* BEGIN Given data *

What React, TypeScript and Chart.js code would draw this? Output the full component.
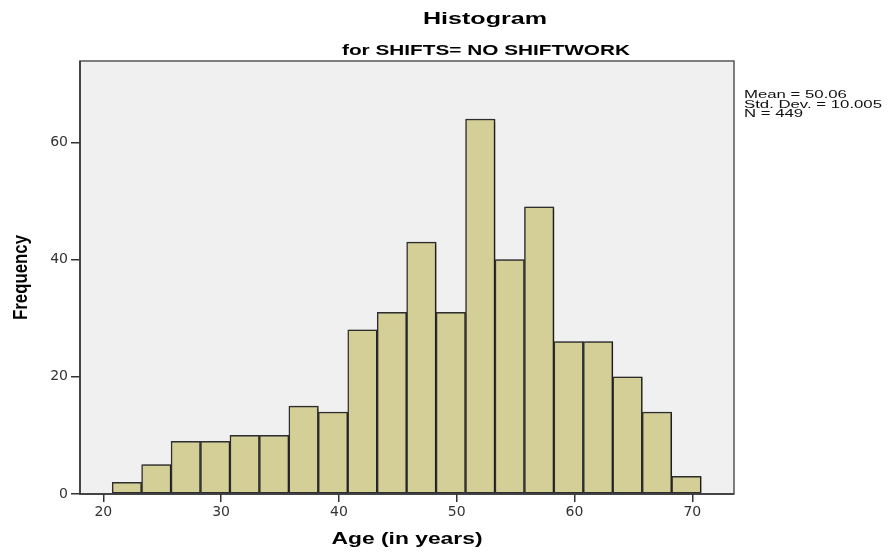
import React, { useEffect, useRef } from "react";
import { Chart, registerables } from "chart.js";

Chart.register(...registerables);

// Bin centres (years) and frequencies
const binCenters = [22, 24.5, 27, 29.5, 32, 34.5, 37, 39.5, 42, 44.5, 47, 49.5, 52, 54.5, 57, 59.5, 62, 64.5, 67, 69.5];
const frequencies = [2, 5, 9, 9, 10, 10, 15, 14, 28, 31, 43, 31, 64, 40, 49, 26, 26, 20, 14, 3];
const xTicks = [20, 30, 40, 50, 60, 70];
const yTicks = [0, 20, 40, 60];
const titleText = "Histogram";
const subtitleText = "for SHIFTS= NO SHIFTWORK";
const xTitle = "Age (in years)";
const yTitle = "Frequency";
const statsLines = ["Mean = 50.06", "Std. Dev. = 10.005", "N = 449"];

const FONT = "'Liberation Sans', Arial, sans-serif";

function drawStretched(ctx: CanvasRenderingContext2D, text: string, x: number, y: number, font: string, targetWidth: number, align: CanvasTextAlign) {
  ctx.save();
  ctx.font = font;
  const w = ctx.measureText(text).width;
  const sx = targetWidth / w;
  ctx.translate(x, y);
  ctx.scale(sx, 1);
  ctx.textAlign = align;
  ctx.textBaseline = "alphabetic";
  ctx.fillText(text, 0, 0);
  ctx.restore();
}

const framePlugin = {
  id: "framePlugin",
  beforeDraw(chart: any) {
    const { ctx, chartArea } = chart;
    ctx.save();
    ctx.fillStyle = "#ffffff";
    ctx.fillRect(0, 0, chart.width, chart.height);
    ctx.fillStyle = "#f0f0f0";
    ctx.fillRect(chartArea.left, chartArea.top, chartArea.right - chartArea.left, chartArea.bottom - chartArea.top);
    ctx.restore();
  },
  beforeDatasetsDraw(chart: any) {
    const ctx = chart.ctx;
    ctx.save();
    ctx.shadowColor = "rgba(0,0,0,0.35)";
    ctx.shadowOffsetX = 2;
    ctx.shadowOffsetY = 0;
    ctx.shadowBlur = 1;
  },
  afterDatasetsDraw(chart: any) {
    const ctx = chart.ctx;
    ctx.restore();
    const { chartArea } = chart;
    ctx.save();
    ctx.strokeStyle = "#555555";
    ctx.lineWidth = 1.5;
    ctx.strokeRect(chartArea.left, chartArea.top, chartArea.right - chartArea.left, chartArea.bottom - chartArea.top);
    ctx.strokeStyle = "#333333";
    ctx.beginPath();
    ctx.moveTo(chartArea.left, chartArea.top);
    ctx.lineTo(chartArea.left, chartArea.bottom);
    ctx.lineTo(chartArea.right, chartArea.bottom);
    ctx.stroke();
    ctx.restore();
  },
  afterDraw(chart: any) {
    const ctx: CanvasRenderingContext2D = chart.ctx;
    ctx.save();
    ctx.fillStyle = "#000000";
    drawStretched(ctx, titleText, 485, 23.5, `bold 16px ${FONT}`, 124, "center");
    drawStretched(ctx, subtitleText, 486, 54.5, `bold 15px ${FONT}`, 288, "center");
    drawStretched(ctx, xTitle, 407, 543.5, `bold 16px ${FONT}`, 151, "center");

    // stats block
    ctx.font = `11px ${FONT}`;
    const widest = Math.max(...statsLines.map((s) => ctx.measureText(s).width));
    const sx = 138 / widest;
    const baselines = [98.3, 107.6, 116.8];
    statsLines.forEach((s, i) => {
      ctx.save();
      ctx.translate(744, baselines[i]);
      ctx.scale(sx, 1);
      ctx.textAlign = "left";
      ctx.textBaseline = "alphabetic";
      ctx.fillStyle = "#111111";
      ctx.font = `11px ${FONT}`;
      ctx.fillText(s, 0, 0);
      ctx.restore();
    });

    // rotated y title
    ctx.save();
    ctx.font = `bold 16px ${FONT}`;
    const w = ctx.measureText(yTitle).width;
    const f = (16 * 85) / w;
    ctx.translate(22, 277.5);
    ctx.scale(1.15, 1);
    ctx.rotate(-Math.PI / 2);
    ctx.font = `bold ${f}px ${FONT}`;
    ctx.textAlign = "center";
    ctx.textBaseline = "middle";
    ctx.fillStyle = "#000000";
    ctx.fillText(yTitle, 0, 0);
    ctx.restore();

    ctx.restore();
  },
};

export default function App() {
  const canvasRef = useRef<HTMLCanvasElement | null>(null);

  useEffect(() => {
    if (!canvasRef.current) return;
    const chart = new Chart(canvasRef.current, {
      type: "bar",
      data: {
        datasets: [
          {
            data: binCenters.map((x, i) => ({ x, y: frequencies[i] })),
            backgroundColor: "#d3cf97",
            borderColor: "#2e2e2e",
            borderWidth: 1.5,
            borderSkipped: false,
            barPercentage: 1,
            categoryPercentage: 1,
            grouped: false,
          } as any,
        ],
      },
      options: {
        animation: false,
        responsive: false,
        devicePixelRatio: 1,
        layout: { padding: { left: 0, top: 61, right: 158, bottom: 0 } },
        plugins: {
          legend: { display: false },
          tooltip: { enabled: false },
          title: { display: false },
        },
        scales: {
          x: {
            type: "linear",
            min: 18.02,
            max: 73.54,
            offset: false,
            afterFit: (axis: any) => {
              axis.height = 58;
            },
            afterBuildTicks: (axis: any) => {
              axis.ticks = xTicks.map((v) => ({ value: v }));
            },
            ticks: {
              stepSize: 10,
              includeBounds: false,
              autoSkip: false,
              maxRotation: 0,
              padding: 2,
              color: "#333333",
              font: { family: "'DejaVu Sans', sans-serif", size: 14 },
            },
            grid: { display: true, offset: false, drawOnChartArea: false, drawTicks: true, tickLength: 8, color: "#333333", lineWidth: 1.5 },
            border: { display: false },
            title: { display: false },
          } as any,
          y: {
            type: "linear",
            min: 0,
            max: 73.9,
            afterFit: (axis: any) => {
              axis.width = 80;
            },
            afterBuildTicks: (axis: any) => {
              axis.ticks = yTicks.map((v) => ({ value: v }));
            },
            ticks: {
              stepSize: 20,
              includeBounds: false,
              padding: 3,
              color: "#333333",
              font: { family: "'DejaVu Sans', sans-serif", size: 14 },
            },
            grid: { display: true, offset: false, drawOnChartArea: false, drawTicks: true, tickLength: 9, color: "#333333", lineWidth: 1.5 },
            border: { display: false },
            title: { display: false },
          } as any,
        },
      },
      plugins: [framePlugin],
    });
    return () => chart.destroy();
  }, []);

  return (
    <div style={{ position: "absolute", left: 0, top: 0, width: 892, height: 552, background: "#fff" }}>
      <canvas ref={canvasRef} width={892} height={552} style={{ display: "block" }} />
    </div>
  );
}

* END Given data *

Repeat the listing above exactly from its first line to the line containing "Chart.register(...registerables);", both included, and omit the pictures.

Finished answer:
What React, TypeScript and Chart.js code would draw this? Output the full component.
import React, { useEffect, useRef } from "react";
import { Chart, registerables } from "chart.js";

Chart.register(...registerables);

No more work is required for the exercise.